Необходимо сказать, что сам набоковский дом на Большой Морской стал заключительным местом проведения первого Всероссийского земского съезда в ноябре 1904 года. Дело в том, что власти разрешили проведение этого съезда в столице только в частных домах. Надежды на этот съезд – «самое важное собрание общественности за все годы существования Российской Империи» вызвали небывалый подъём революционного движения в стране. Интересная деталь: когда делегаты со всей России приезжали в Петербург на съезд, они не знали даже, в каком частном доме он будет происходить, поскольку ни объявлений, ни оповещения в печати по распоряжению властей не было. Зато извозчики и полицейские всегда с готовностью указывали им адрес проведения съезда.
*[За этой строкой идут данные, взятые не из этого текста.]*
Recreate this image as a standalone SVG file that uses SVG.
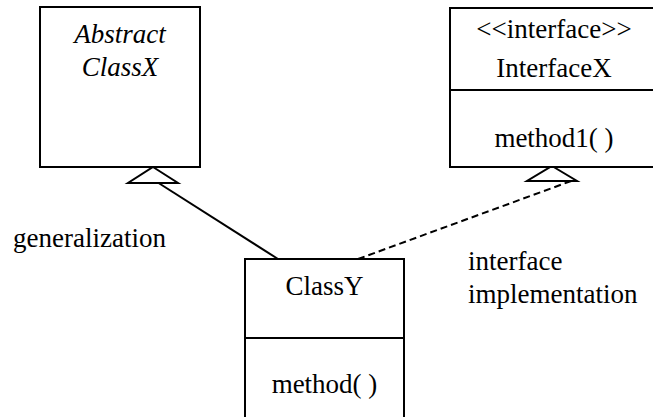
<svg xmlns="http://www.w3.org/2000/svg" width="653" height="417" viewBox="0 0 653 417">
  <style>
    .box { fill: #ffffff; stroke: #000000; stroke-width: 2; }
    .div { stroke: #000000; stroke-width: 2; }
    .mid { text-anchor: middle; }
    .it { font-style: italic; }
    .link { fill: none; stroke: #000000; stroke-width: 2; }
    .dash { stroke-dasharray: 7 4; }
    .head { fill: #ffffff; stroke: #000000; stroke-width: 2; stroke-linejoin: miter; }
    .open { fill: none; }
  </style>
  <rect width="653" height="417" fill="#ffffff"/>

  <g id="connectors">
    <!-- generalization: ClassY to AbstractClassX -->
    <line class="link" x1="278" y1="259" x2="157" y2="182"/>
    <polygon class="head" points="153,167 178,183 128,183"/>
    <!-- interface implementation: ClassY to InterfaceX -->
    <line class="link dash" x1="358" y1="259" x2="574" y2="180"/>
    <polygon class="head open" points="552,166 577,181 527,181"/>
  </g>

  <g id="abstract-class-x" font-size="27">
    <rect class="box" x="40" y="7" width="160" height="160"/>
    <text class="it mid" x="120" y="43" font-family="'Liberation Serif', serif">Abstract</text>
    <text class="it mid" x="120" y="76" font-family="'Liberation Serif', serif">ClassX</text>
  </g>

  <g id="interface-x" font-size="27">
    <rect class="box" x="450" y="8" width="210" height="159"/>
    <line class="div" x1="450" y1="90" x2="660" y2="90"/>
    <text class="mid" x="554" y="38" font-family="'Liberation Serif', serif">&lt;&lt;interface&gt;&gt;</text>
    <text class="mid" x="554" y="77" font-family="'Liberation Serif', serif">InterfaceX</text>
    <text class="mid" x="554" y="147" font-family="'Liberation Serif', serif">method1( )</text>
  </g>

  <g id="class-y" font-size="27">
    <rect class="box" x="245" y="259" width="159" height="170"/>
    <line class="div" x1="245" y1="338" x2="404" y2="338"/>
    <text class="mid" x="324.5" y="295" font-family="'Liberation Serif', serif">ClassY</text>
    <text class="mid" x="324.5" y="393" font-family="'Liberation Serif', serif">method( )</text>
  </g>

  <g id="labels" font-size="27">
    <text x="13" y="247" font-family="'Liberation Serif', serif">generalization</text>
    <text x="468" y="270" font-family="'Liberation Serif', serif">interface</text>
    <text x="468" y="303" font-family="'Liberation Serif', serif">implementation</text>
  </g>
</svg>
Точно также как почтовые работники без промедлений знали, куда отправлять корреспонденцию, предназначенную Всероссийскому земскому съезду. Решения съезда, открыто призвавшего к принятию конституции, созыву законодательного собрания и предоставлению гражданских прав, были, по существу, революционными и «в действительности послужили началом революции 1905 года». По приглашению отца Набокова заключительные заседания съезда состоялись в его доме на Большой Морской и именно здесь были подписаны резолюции съезда. После подписания один из делегатов «воскликнул, что будущие поколения увековечат это событие мраморной мемориальной доской».